Regression Flashcards
Regression
Using correlation (r), you can roughly predict one variable value based on another
Regression uses
Prediction (College admissions, car insurance rates, dating sites, health insurance) estimation, hypothesis testing, modeling causal relationships
Predictor Variable (X)
information you have
Criterion Variable (Y)
to-be-predicted variable can be estimated within a certain degree of certainty given known values
X & Y Synonyms
X: Predictor Variable, Independent Variable, Explanatory Variable
Y: Criterion Variable, Dependent variable, response variable, outcome variable
Best-fit line
A line that is an equal distance from all points on a scatterplot. A line that best fits the data
Regression Questions:
- Is a pattern evident in a set of data points?
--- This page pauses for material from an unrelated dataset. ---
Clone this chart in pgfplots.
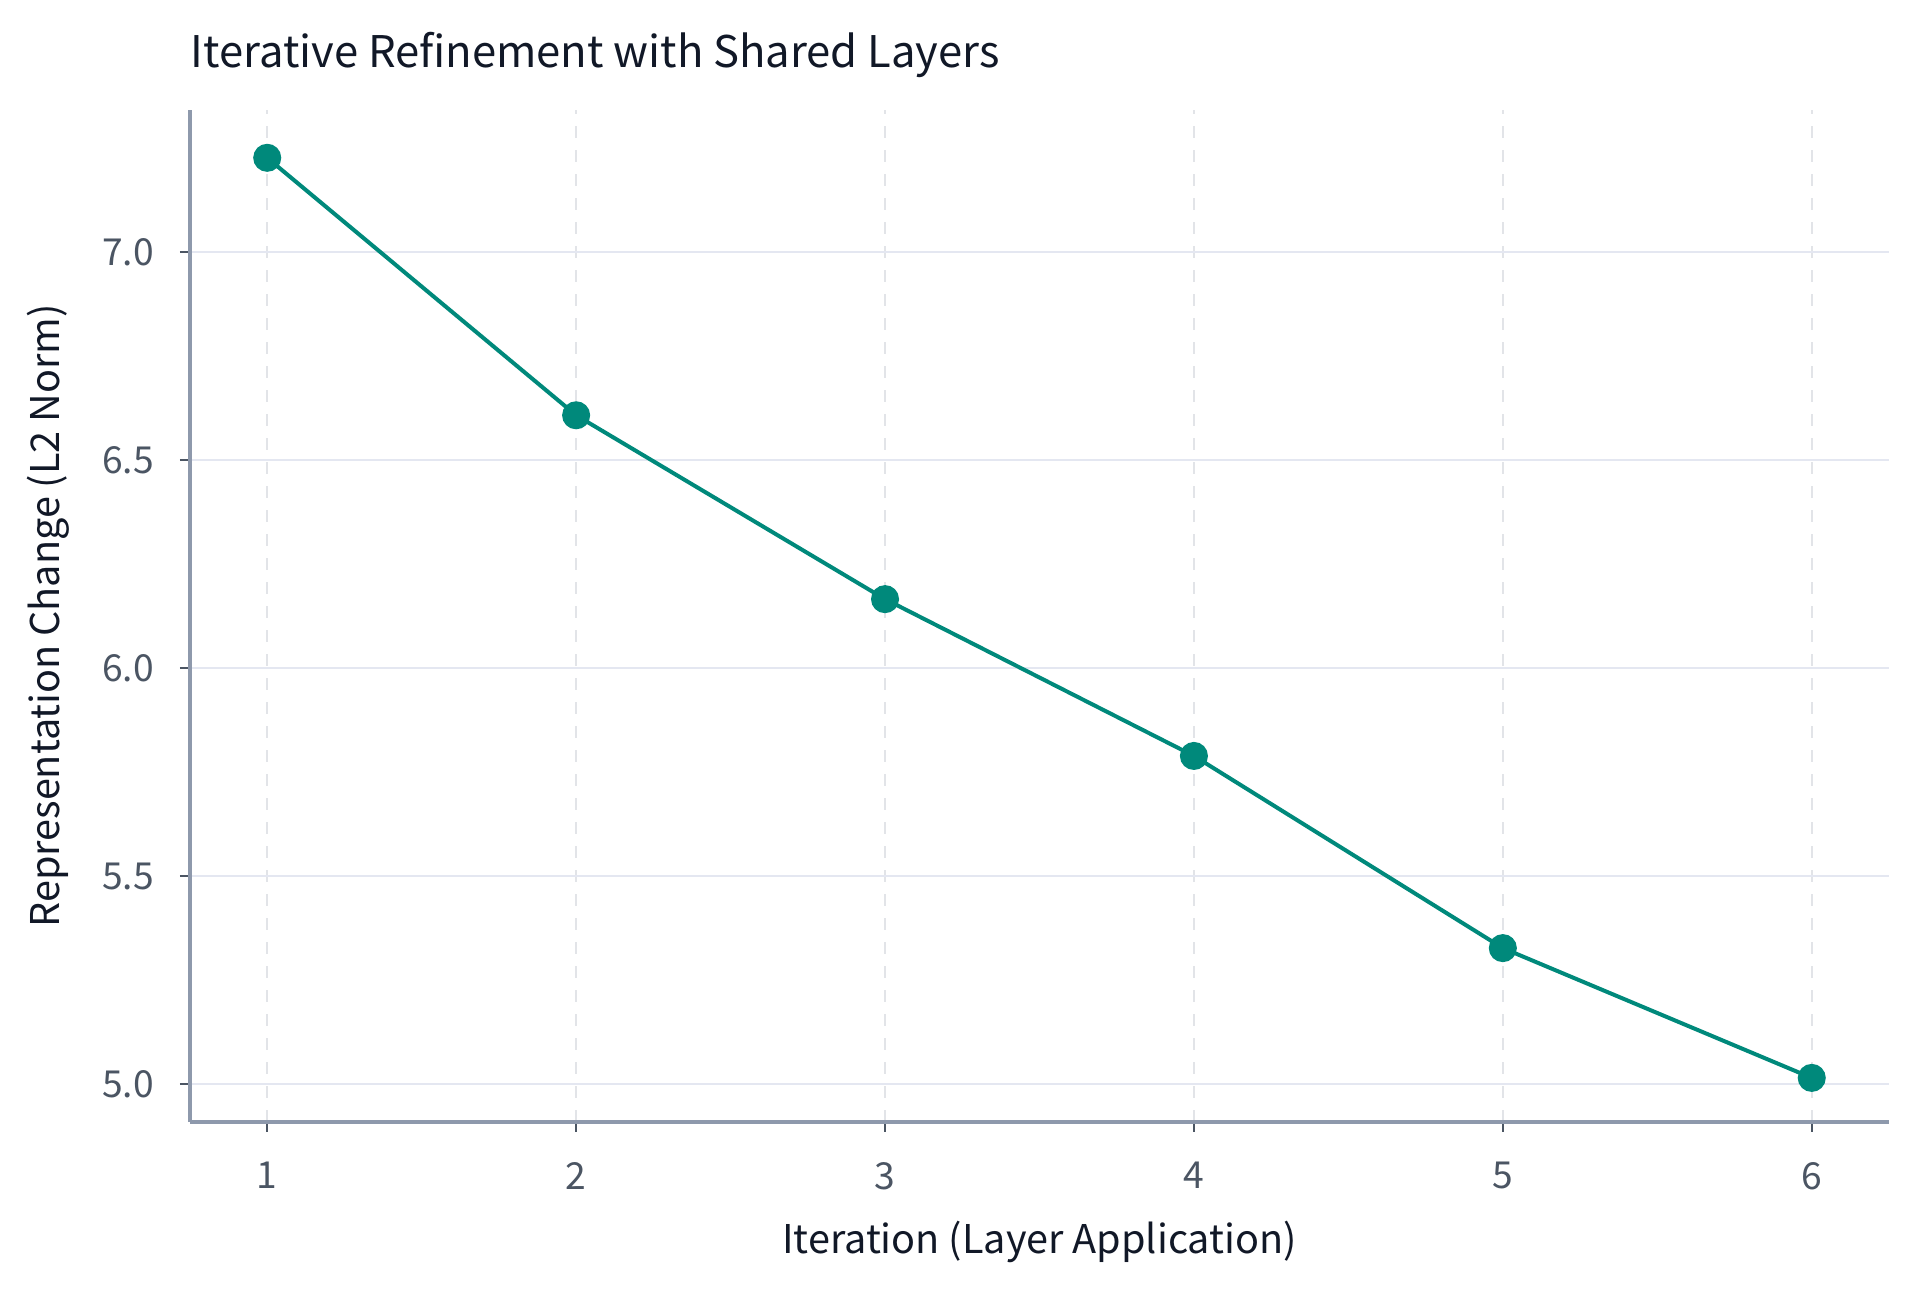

- Does the equation of a straight line describe this pattern?
- Are the predictions made from this equation significant?
Sum of Squares (SS) for regression
The sum of the squared distances of data points from a straight line (gives more information than basic deviation scores, that do not capture the degree of variability from the data points to the line)
Sum of deviation
The sum of deviation scores from best fit line always equals zero, does not measure spread
Sum of Squares
Squaring each deviation value captures spread from data points to regression line
Equation of a line (slope)
Y=bX+a (Y=Mx+b)
Slope
B(measures the change in y relative to the change in x)
Intercept
a (y when x equals 0)
Method of least squares
Method to compute slope and y-intercept of the best fitting straight line to a set of data
Formula for Least Squares
- Calclulate SSxy, SSx, SSy
- b=SSxy/SSx
- a=My-(b)(Mx)
- Yhat=bx+a